Lyrids meteor shower peak before dawn Wednesday
By administrator
Created 04/25/2009 - 09:37
It’s neither the most famous nor the most spectacular meteor shower, but the Lyrids meteor shower, which peak before dawn tomorrow, have some good stuff going for them.
“You’re right: The Lyrids aren’t the biggest one out there, but this year they have the advantage of occurring around the time of the new moon,” said said Rich Talcott, senior editor of Astronomy magazine. “That makes conditions among the best for a meteor shower. It’s probably the best conditions we’ll have for a meteor shower for several months.”

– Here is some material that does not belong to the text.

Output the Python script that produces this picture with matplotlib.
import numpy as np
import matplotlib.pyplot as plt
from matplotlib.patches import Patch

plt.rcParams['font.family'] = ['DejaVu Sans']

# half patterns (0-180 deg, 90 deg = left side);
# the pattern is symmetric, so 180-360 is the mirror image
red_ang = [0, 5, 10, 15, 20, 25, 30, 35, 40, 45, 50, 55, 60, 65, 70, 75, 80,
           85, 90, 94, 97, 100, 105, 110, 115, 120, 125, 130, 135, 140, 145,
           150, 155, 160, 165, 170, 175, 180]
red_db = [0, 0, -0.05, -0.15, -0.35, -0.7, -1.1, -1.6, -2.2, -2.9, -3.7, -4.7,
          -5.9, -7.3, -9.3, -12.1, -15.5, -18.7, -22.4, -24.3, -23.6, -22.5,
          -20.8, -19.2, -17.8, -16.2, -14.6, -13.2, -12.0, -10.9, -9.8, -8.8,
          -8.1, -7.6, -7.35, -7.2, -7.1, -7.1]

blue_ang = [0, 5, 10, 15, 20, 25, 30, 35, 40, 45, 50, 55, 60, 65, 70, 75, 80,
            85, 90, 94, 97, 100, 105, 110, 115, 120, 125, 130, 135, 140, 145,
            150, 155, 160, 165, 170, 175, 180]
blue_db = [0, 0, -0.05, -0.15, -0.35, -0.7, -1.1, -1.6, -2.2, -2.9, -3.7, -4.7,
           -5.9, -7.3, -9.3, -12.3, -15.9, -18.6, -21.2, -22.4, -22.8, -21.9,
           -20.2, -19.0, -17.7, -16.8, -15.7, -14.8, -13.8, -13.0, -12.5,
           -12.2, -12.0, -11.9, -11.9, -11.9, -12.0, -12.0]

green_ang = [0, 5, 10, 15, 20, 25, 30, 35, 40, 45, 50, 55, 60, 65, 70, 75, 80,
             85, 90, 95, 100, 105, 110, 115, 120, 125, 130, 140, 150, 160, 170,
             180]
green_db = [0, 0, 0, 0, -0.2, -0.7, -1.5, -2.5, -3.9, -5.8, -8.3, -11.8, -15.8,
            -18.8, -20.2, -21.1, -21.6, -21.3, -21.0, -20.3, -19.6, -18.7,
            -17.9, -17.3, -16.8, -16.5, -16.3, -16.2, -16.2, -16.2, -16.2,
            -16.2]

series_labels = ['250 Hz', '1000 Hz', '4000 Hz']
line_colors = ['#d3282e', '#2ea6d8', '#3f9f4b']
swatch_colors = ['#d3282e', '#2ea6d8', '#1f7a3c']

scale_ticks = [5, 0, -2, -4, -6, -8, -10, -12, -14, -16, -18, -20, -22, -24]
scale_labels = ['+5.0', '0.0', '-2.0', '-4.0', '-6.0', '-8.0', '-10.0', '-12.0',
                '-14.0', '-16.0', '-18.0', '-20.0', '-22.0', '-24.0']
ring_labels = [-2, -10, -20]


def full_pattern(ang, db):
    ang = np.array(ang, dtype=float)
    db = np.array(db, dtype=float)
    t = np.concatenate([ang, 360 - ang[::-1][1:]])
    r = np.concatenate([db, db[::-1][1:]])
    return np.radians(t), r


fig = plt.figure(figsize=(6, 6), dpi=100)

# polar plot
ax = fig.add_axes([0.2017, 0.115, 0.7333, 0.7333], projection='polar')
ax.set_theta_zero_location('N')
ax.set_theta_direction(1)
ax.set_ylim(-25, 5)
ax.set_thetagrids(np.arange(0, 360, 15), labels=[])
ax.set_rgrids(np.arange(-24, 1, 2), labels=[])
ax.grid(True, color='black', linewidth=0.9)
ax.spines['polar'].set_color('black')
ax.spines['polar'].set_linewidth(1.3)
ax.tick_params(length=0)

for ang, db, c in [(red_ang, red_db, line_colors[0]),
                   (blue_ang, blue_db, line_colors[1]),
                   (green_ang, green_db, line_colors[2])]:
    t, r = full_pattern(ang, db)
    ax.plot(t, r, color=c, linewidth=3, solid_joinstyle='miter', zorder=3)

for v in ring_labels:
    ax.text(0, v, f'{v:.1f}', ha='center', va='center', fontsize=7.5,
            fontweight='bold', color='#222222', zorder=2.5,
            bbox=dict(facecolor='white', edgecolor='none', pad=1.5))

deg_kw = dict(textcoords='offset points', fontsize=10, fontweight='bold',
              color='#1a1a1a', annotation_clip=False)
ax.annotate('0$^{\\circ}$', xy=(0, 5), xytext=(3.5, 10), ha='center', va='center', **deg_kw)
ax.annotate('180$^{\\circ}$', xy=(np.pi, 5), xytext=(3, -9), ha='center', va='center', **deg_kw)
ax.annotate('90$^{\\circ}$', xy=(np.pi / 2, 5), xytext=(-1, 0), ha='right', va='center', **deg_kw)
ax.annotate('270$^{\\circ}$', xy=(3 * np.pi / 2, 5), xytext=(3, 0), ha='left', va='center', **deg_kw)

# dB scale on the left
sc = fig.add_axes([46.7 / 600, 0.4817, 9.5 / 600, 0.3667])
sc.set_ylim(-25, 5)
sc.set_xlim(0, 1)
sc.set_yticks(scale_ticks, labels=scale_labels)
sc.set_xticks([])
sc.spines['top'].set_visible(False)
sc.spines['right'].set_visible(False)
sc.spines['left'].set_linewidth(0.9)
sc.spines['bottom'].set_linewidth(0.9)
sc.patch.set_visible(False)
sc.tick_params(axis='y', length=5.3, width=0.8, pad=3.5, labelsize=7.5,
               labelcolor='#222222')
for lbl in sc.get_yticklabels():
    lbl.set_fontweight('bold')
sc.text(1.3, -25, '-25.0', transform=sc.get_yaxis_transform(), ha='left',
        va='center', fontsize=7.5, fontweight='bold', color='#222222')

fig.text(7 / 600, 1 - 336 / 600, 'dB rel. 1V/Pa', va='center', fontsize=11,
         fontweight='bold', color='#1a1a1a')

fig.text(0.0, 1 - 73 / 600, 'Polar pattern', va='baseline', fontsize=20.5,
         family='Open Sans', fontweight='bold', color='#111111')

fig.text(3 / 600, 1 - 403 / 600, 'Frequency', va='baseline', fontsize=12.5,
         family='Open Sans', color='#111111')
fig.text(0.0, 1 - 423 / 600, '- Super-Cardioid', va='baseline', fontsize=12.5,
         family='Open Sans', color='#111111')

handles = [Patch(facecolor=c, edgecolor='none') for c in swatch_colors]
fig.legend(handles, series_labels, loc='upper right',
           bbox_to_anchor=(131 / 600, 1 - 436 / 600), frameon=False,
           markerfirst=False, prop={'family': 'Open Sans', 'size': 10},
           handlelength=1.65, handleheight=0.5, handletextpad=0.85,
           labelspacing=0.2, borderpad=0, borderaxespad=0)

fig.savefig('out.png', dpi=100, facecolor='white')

The best known meteor shower is the Perseids, which peaks in mid-August and can produce 80 meteors per hour; the Quadrantid shower, which peaks in early January, produces 40 to 100 per hour.

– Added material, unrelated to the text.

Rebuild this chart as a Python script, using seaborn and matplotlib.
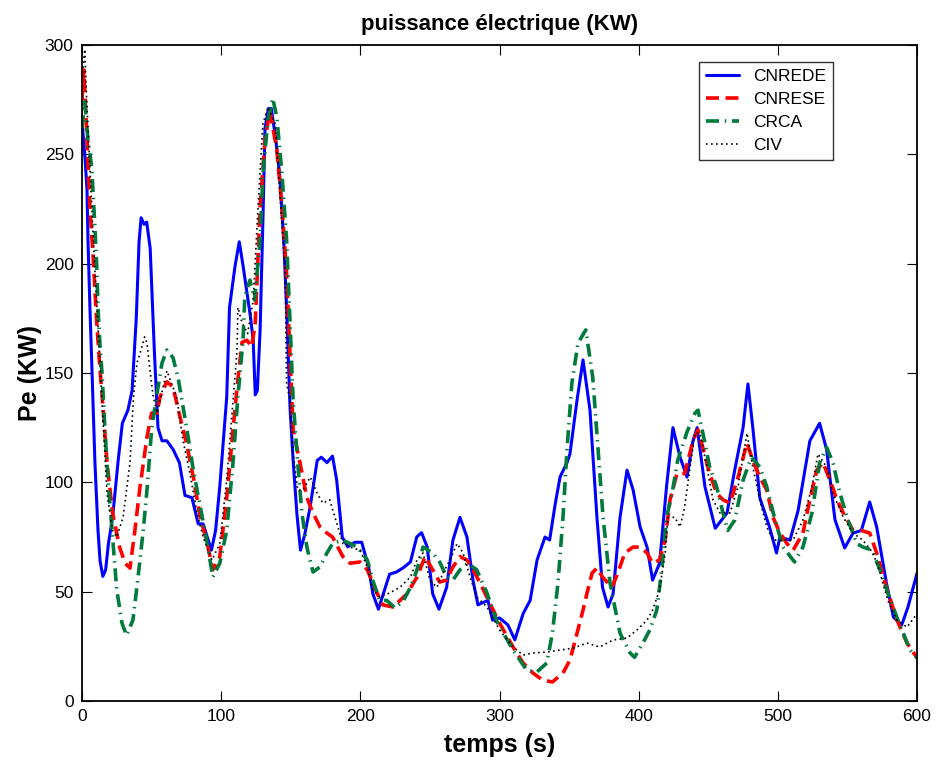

By comparison, the Lyrids produce 10 to 20 per hour.
Still, the shower has some interesting aspects.
It is, for example, the first meteor shower ever recorded: The Chinese, who were always describing celestial events, wrote about the Lyrids in 687 BC.
And Lyrid meteors are relatively bright and fast: 108,000 mph.

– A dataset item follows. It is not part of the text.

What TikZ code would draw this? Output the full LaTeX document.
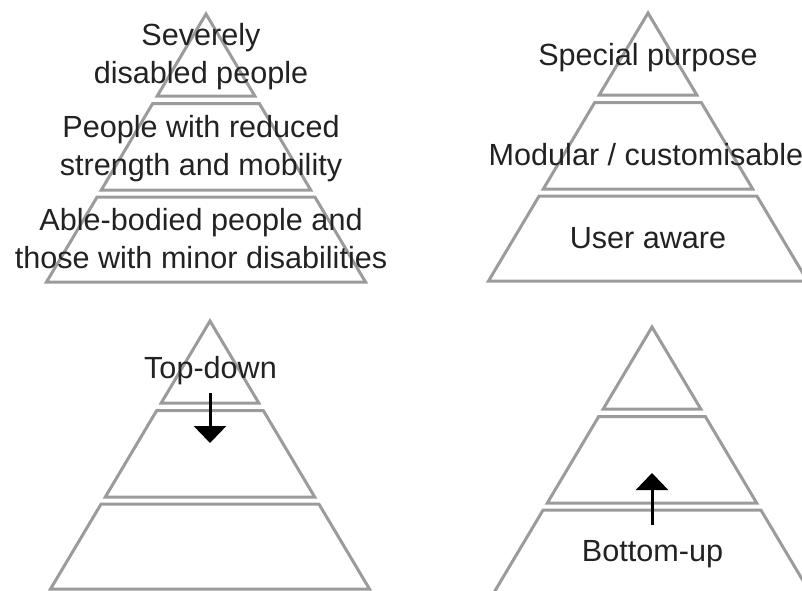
\documentclass[tikz,border=0pt]{standalone}
\usepackage{fontspec}
\setmainfont{Liberation Sans}
\usepackage{tikz}
\usetikzlibrary{positioning}
\usetikzlibrary{arrows.meta}
\usepackage{xcolor}
\definecolor{pyrgray}{HTML}{9B9B9B}
\definecolor{txtgray}{HTML}{222222}
\tikzset{
	x=1pt, y=-1pt,
	band/.style={draw=pyrgray, line width=3pt, line join=miter},
	lbl/.style={anchor=base, align=center, inner sep=0pt, text=txtgray,
		font=\fontsize{30.6}{37.5}\selectfont},
	push/.style={-{Triangle[width=32pt,length=17pt]}, line width=3pt, black},
	pyramid/.pic={
		\draw[band] (0,0) -- (-48.8,82) -- (48.8,82) -- cycle;
		\draw[band] (-53.3,89.5) -- (-104.7,176) -- (104.7,176) -- (53.3,89.5) -- cycle;
		\draw[band] (-108.9,183) -- (-159.5,268) -- (159.5,268) -- (108.9,183) -- cycle;
	}
}

\begin{document}
\begin{tikzpicture}
			\useasboundingbox (0,0) rectangle (802,590);
			
			% Pyramids
			\pic at (206,14) {pyramid};
			\pic at (648,13) {pyramid};
			\pic at (210,321) {pyramid};
			\pic at (652,327) {pyramid};
			
			% User groups
			\node (sev) [lbl] at (201,83) {Severely\\disabled people};
			\node (red) [lbl] at (201,175) {People with reduced\\strength and mobility};
			\node (able) [lbl] at (201,268) {Able-bodied people and\\those with minor disabilities};
			
			% Product types
			\node (spec) [lbl] at (648,65) {Special purpose};
			\node (mod) [lbl] at (646,165) {Modular / customisable};
			\node (user) [lbl] at (648,248) {User aware};
			
			% Directions
			\node (td) [lbl] at (210.5,378) {Top-down};
			\node (bu) [lbl] at (652.5,561) {Bottom-up};
			\coordinate (td_start) at (210,393);
			\coordinate (td_end) at (210,443);
			\coordinate (bu_start) at (652,525);
			\coordinate (bu_end) at (652,473);
			
			\path[push] (td_start) edge (td_end);
			\path[push] (bu_start) edge (bu_end);
			
		\end{tikzpicture}
\end{document}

Meteor showers occur when the Earth rolls through trails of dust particles left by comets, and the particles burn up in the atmosphere.
Lyrid meteors come from the dust trail left by Comet Thatcher, discovered by amateur astronomer A.E. Thatcher of New York on April 5, 1861, seven days before the Confederate army bombarded Fort Sumter to begin the Civil War.
Comet Thatcher is a periodic comet, which means it approaches the inner solar system on a regular basis.
But it’s also a long-period comet: Its orbit is 415 years, so next time it’s visible from Earth will be 2276, as people are gearing up to celebrate the Quincentennial of the United States.
Some years, when the Earth passes through a thick part of Comet Thatcher’s tail, the shower can be up to 100 meteors an hour, but, Talcott said, this probably won’t be one of those years.
If 10 to 20 bright, fast meteors aren’t enough to get a person out of bed early in the morning, Carole Holmberg, planetarium director of the Calusa Nature Center and Planetarium, has another reason.
“It’s not just the meteor shower,” she said. “Venus and the crescent moon will be particularly close in the east. It’s supposed to be a beautiful morning. The Lyrids are a bonus.”